В позднем рассказе знаменитого эмигранта-миллионера Владимира Пименовича Крымова, названном весьма претенциозно «Анатас», речь идет о злоключениях пожилого эмигранта, парижанина, Исайя Ильича Ипорукоположенского, бывшего чиновника при обер-прокуроре святейшего синода, действительного статского советника. Принявшего во Франции фамилию «Труази» для облегчения произношения своего имени европейцами.

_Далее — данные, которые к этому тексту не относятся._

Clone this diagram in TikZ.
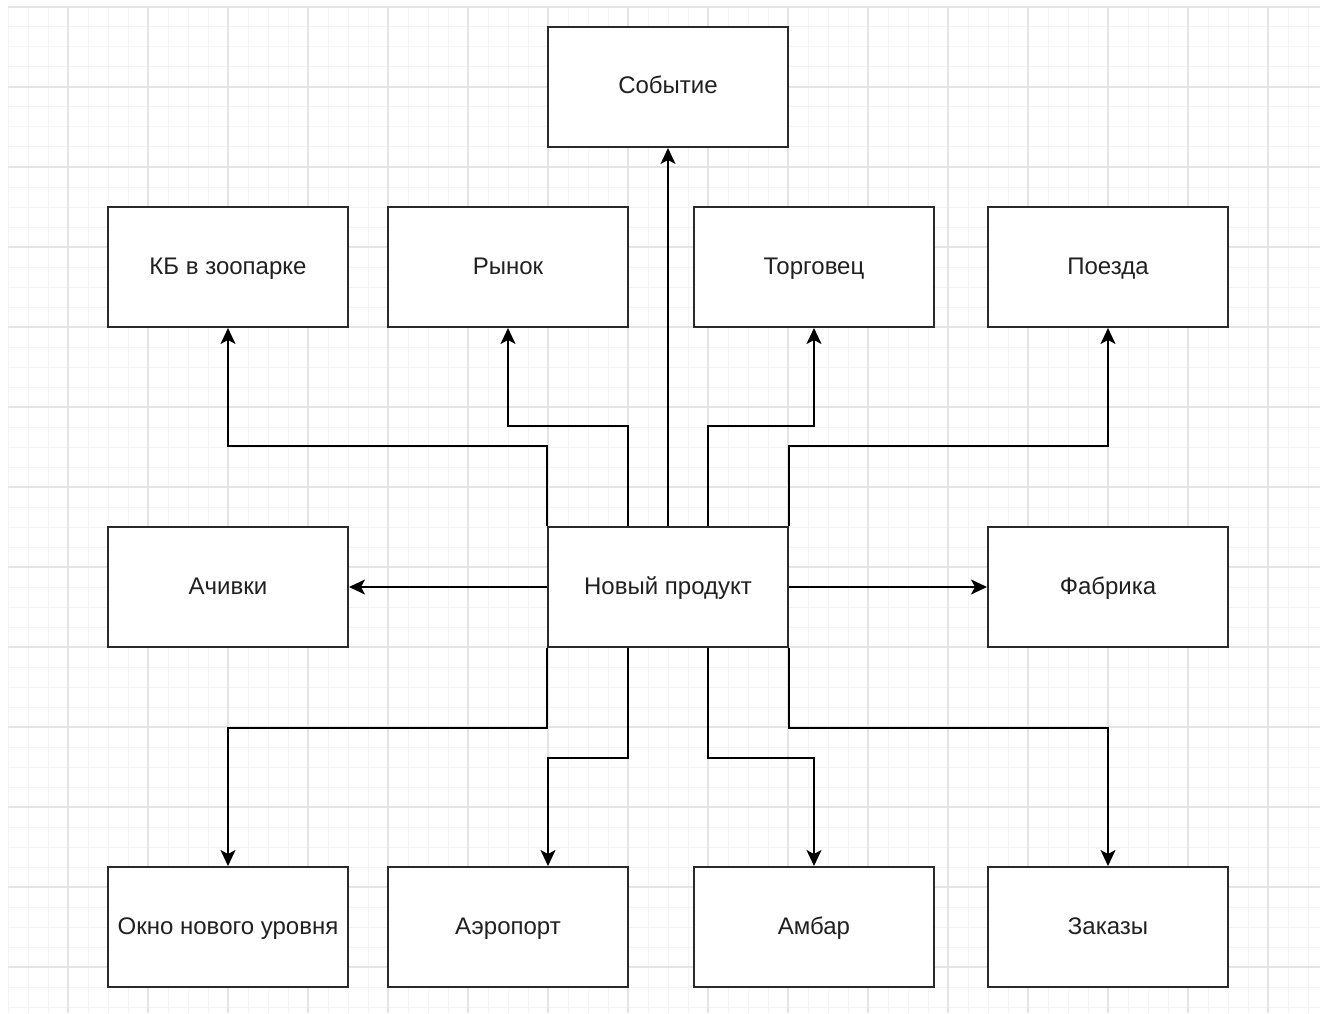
\documentclass[tikz,border=0pt]{standalone}
\usepackage{fontspec}
\setmainfont{Liberation Sans}
\usetikzlibrary{arrows.meta}
\definecolor{gridminor}{HTML}{F3F3F3}
\definecolor{gridmajor}{HTML}{E4E4E4}
\definecolor{boxline}{HTML}{2A2A2A}
\definecolor{txt}{HTML}{202020}
\tikzset{
  box/.style={draw=boxline, line width=2pt, fill=white, minimum width=240pt, minimum height=120pt, inner sep=0pt, text height=17pt, text depth=3pt, font=\fontsize{24pt}{28pt}\selectfont, text=txt},
  conn/.style={draw=black, line width=2pt, -{Stealth[length=16pt, width=15pt, inset=4pt]}},
}
\begin{document}
\begin{tikzpicture}[x=1pt,y=-1pt]
\useasboundingbox (0,0) rectangle (1320,1014);
\fill[white] (0,0) rectangle (1320,1014);
% grid
\foreach \i in {0,...,65} {
  \pgfmathsetmacro{\xx}{8+20*\i}
  \draw[gridminor, line width=1pt] (\xx,6) -- (\xx,1013);
}
\foreach \j in {0,...,50} {
  \pgfmathsetmacro{\yy}{7+20*\j}
  \draw[gridminor, line width=1pt] (8,\yy) -- (1320,\yy);
}
\foreach \i in {0,...,16} {
  \pgfmathsetmacro{\xx}{68+80*\i}
  \draw[gridmajor, line width=1.2pt] (\xx,6) -- (\xx,1013);
}
\foreach \j in {0,...,12} {
  \pgfmathsetmacro{\yy}{7+80*\j}
  \draw[gridmajor, line width=1.2pt] (8,\yy) -- (1320,\yy);
}
% nodes
\node[box] (sob) at (668,87) {Событие};
\node[box] (kb) at (228,267) {КБ в зоопарке};
\node[box] (ryn) at (508,267) {Рынок};
\node[box] (torg) at (814,267) {Торговец};
\node[box] (poezd) at (1108,267) {Поезда};
\node[box] (ach) at (228,587) {Ачивки};
\node[box] (new) at (668,587) {Новый продукт};
\node[box] (fab) at (1108,587) {Фабрика};
\node[box] (okno) at (228,927) {Окно нового уровня};
\node[box] (aero) at (508,927) {Аэропорт};
\node[box] (ambar) at (814,927) {Амбар};
\node[box] (zak) at (1108,927) {Заказы};
% connectors
\draw[conn] (new.north west) -- ++(0,-80) -| (kb.south);
\draw[conn] ([xshift=-40pt]new.north) -- ++(0,-100) -| (ryn.south);
\draw[conn] (new.north) -- (sob.south);
\draw[conn] ([xshift=40pt]new.north) -- ++(0,-100) -| (torg.south);
\draw[conn] (new.north east) -- ++(0,-80) -| (poezd.south);
\draw[conn] (new.west) -- (ach.east);
\draw[conn] (new.east) -- (fab.west);
\draw[conn] (new.south west) -- ++(0,80) -| (okno.north);
\draw[conn] ([xshift=-40pt]new.south) -- ++(0,110) -| ([xshift=40pt]aero.north);
\draw[conn] ([xshift=40pt]new.south) -- ++(0,110) -| (ambar.north);
\draw[conn] (new.south east) -- ++(0,80) -| (zak.north);
\end{tikzpicture}
\end{document}
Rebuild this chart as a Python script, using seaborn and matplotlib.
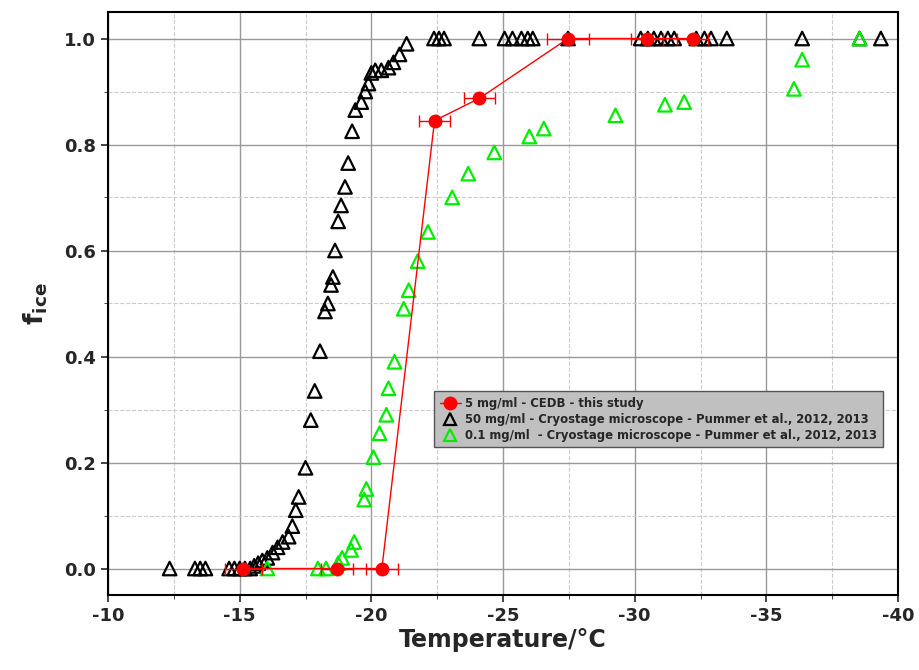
import matplotlib
matplotlib.use("Agg")
import matplotlib.pyplot as plt
import seaborn as sns
from matplotlib.ticker import MultipleLocator
from matplotlib.lines import Line2D

black_T = [-12.34,-13.3,-13.5,-13.7,-14.6,-14.8,-15.0,-15.2,-15.4,-15.55,-15.7,-15.86,-16.05,-16.25,-16.44,-16.63,-16.86,-17.0,-17.13,-17.24,-17.5,-17.7,-17.85,-18.05,-18.24,-18.35,-18.47,-18.54,-18.62,-18.74,-18.85,-19.0,-19.12,-19.27,-19.39,-19.62,-19.77,-19.89,-20.0,-20.15,-20.38,-20.65,-20.84,-21.07,-21.34,-22.38,-22.57,-22.76,-24.1,-25.06,-25.36,-25.7,-25.94,-26.13,-27.47,-30.23,-30.5,-30.73,-31.0,-31.26,-31.5,-32.34,-32.65,-32.9,-33.5,-36.36,-38.54,-39.35]
black_f = [0,0,0,0,0,0,0,0,0,0.005,0.01,0.015,0.02,0.03,0.04,0.05,0.06,0.08,0.11,0.135,0.19,0.28,0.335,0.41,0.485,0.50,0.535,0.55,0.60,0.655,0.685,0.72,0.765,0.825,0.865,0.88,0.90,0.915,0.935,0.94,0.94,0.945,0.955,0.97,0.99,1,1,1,1,1,1,1,1,1,1,1,1,1,1,1,1,1,1,1,1,1,1,1]
green_T = [-16.05,-17.97,-18.28,-18.74,-18.89,-19.23,-19.35,-19.73,-19.81,-20.08,-20.31,-20.57,-20.65,-20.88,-21.23,-21.42,-21.76,-22.15,-23.07,-23.68,-24.67,-26.0,-26.55,-29.27,-31.15,-31.88,-36.05,-36.36,-38.54]
green_f = [0,0,0,0.01,0.02,0.035,0.05,0.13,0.15,0.21,0.255,0.29,0.34,0.39,0.49,0.525,0.58,0.635,0.70,0.745,0.785,0.815,0.83,0.855,0.875,0.88,0.905,0.96,1.0]
red_T = [-15.13,-18.7,-20.4,-22.4,-24.1,-27.47,-30.46,-32.2]
red_f = [0,0,0,0.845,0.887,1,1,1]
red_err = [0.7,0.6,0.6,0.6,0.6,0.8,0.6,0.6]
labels = ['5 mg/ml - CEDB - this study',
          '50 mg/ml - Cryostage microscope - Pummer et al., 2012, 2013',
          '0.1 mg/ml  - Cryostage microscope - Pummer et al., 2012, 2013']

sns.set_style("white")
plt.rcParams['font.family'] = ['DejaVu Sans']
fig = plt.figure(figsize=(9.19, 6.7), dpi=100)
ax = fig.add_axes([108/919, 75/670, 790/919, 583/670])

tri = dict(marker='^', s=95, facecolor='none', linewidth=1.6)
sns.scatterplot(x=black_T, y=black_f, ax=ax, edgecolor='black', zorder=3, **tri)
sns.scatterplot(x=green_T, y=green_f, ax=ax, edgecolor='#00ee00', zorder=3, **tri)
sns.lineplot(x=red_T, y=red_f, ax=ax, color='red', lw=1, sort=False, zorder=4)
ax.errorbar(red_T, red_f, xerr=red_err, fmt='o', color='red', ms=9, lw=1, capsize=4, zorder=5)

hs = [Line2D([], [], color='red', marker='o', ms=9, lw=1),
      Line2D([], [], color='none', marker='^', ms=9, mec='black', mew=1.6, mfc='none'),
      Line2D([], [], color='none', marker='^', ms=9, mec='#00ee00', mew=1.6, mfc='none')]
ax.legend(hs, labels, loc='upper left', bbox_to_anchor=(0.405, 0.36), frameon=True,
          fancybox=False, facecolor='#c0c0c0', edgecolor='#555555', framealpha=1,
          prop={'weight': 'bold', 'size': 8.4}, handletextpad=0.4, borderpad=0.5,
          labelspacing=0.25, handlelength=1.8)

ax.set_xlim(-10, -40)
ax.set_ylim(-0.05, 1.05)
ax.xaxis.set_minor_locator(MultipleLocator(2.5))
ax.yaxis.set_minor_locator(MultipleLocator(0.1))
ax.set_yticks([0, 0.2, 0.4, 0.6, 0.8, 1.0])
ax.set_yticklabels(['0.0', '0.2', '0.4', '0.6', '0.8', '1.0'], fontweight='bold')
ax.set_xticks([-10, -15, -20, -25, -30, -35, -40])
ax.set_xticklabels(['-10', '-15', '-20', '-25', '-30', '-35', '-40'], fontweight='bold')
ax.grid(which='major', color='#999999', lw=1)
ax.grid(which='minor', color='#cccccc', lw=0.8, ls='--')
ax.set_axisbelow(True)
for s in ax.spines.values():
    s.set_color('black'); s.set_linewidth(1.5)
ax.tick_params(axis='both', which='major', labelsize=13, direction='out', length=5, width=1.2, bottom=True, left=True)
ax.tick_params(axis='both', which='minor', direction='out', length=3, bottom=True, left=True)
ax.set_xlabel('Temperature/°C', fontsize=17, fontweight='bold', labelpad=2)
ax.set_ylabel(r'$\mathbf{f_{ice}}$', fontsize=19, labelpad=10)
fig.savefig('out.png', dpi=100)
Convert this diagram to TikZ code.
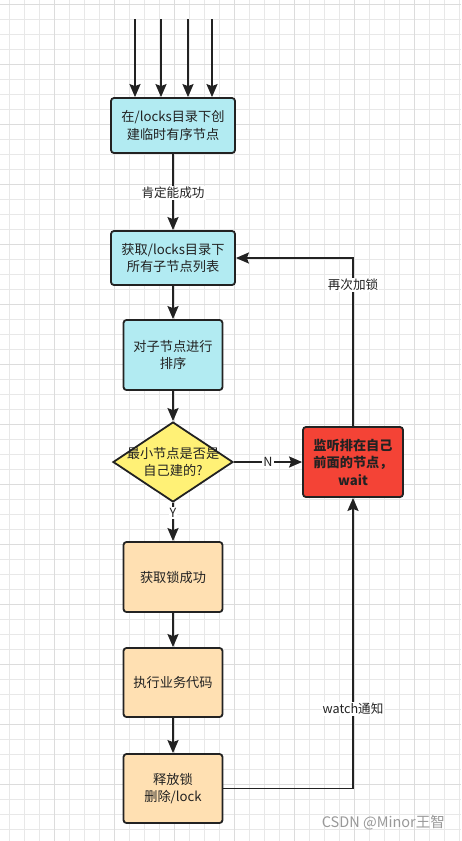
\documentclass[tikz,border=0pt]{standalone}
\usepackage{fontspec}
\setmainfont{Noto Sans CJK SC}
\usetikzlibrary{arrows.meta,shapes.geometric}
\definecolor{gridc}{HTML}{E8E8E8}
\definecolor{gridd}{HTML}{DCDCDC}
\definecolor{cyanf}{HTML}{B2EBF2}
\definecolor{yelf}{HTML}{FFF176}
\definecolor{redf}{HTML}{F44336}
\definecolor{orgf}{HTML}{FFE0B2}
\definecolor{ink}{HTML}{222222}
\tikzset{
  box/.style={draw=ink, line width=1.8pt, rounded corners=3pt, align=center, text=ink,
    font=\fontsize{13.2}{17.5}\selectfont, inner sep=2pt},
  arr/.style={draw=ink, line width=1.8pt, -{Stealth[length=13pt,width=11pt,inset=2pt]}},
  lbl/.style={fill=white, text=ink, inner sep=1pt, font=\fontsize{12.6}{14}\selectfont},
}
\begin{document}
\begin{tikzpicture}[x=1pt,y=-1pt]
\useasboundingbox (0,0) rectangle (461,841);
\fill[white] (0,0) rectangle (461,841);
\foreach \x in {9,24,...,459} \draw[gridc, line width=0.8pt] (\x,0) -- (\x,841);
\foreach \y in {4,19,...,839} \draw[gridc, line width=0.8pt] (0,\y) -- (461,\y);
\foreach \x in {54,114,...,459} \draw[gridd, line width=0.8pt] (\x,0) -- (\x,841);
\foreach \y in {4,64,...,839} \draw[gridd, line width=0.8pt] (0,\y) -- (461,\y);

\node[box, fill=cyanf, minimum width=124pt, minimum height=55pt] (b1) at (173,125.5) {在/locks目录下创\\建临时有序节点};
\node[box, fill=cyanf, minimum width=124pt, minimum height=54pt] (b2) at (173,258) {获取/locks目录下\\所有子节点列表};
\node[box, fill=cyanf, minimum width=99pt, minimum height=70pt] (b3) at (173,355) {对子节点进行\\排序};
\node[draw=ink, line width=1.8pt, fill=yelf, diamond, inner sep=0pt, minimum width=120pt, minimum height=80pt] (d) at (173,462) {};
\node[text=ink, align=center, font=\fontsize{13.2}{17.5}\selectfont] (dt) at (d.center) {最小节点是否是\\自己建的?};
\node[box, fill=redf, minimum width=100pt, minimum height=70pt, font=\bfseries\fontsize{13.2}{17.5}\selectfont] (r) at (353,462) {监听排在自己\\前面的节点，\\wait};
\node[box, fill=orgf, minimum width=99pt, minimum height=70pt] (b4) at (173,577) {获取锁成功};
\node[box, fill=orgf, minimum width=99pt, minimum height=69pt] (b5) at (173,682.5) {执行业务代码};
\node[box, fill=orgf, minimum width=99pt, minimum height=69pt] (b6) at (173,788.5) {释放锁\\删除/lock};

\coordinate (t1) at (135,19);
\coordinate (t2) at (161,19);
\coordinate (t3) at (188,19);
\coordinate (t4) at (212,19);
\foreach \t in {t1,t2,t3,t4} \draw[arr] (\t) -- (\t |- b1.north);

\draw[arr] (b1) -- (b2);
\node[lbl] (l1) at (173,193) {肯定能成功};
\draw[arr] (b2) -- (b3);
\draw[arr] (b3) -- (d);
\draw[arr] (d.east) -- (r.west);
\node[lbl] (ln) at (268,462) {N};
\draw[arr] (d.south) -- (b4.north);
\node[lbl] (ly) at (173,513) {Y};
\draw[arr] (b4) -- (b5);
\draw[arr] (b5) -- (b6);
\draw[arr] (b6.east) -| (r.south);
\node[lbl] (lw) at (353,709) {watch通知};
\draw[arr] (r.north) |- (b2.east);
\node[lbl] (lr) at (353,285) {再次加锁};

\node[anchor=east, text=black!40, font=\fontsize{14.5}{16}\selectfont, inner sep=0pt] (wm) at (445,823) {CSDN @Minor王智};
\end{tikzpicture}
\end{document}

«Анатас» — это имя его приятеля еще по дореволюционной России, с которым «они встретились в эмиграции, в Париже, через много лет, почти как старые друзья». Загадочный этот богач-биржевик Анатас (полное его имя Ираклий Астартович Анатас), является, похоже, альтер эго автора. Может быть, поэтому мы так мало узнаем о нем из текста Крымова. Подробно написано только о том, кому Анатас давал взаймы деньги, а кому нет.

В какой-то момент Анатас исчезает, дом его, «в окрестностях Парижа, на берегу Сены» стоит пустой, двери заперты. Исай Ильич недоумевает «как это после таких дружеских отношений можно куда-то уехать, не простившись, и не дать о себе знать».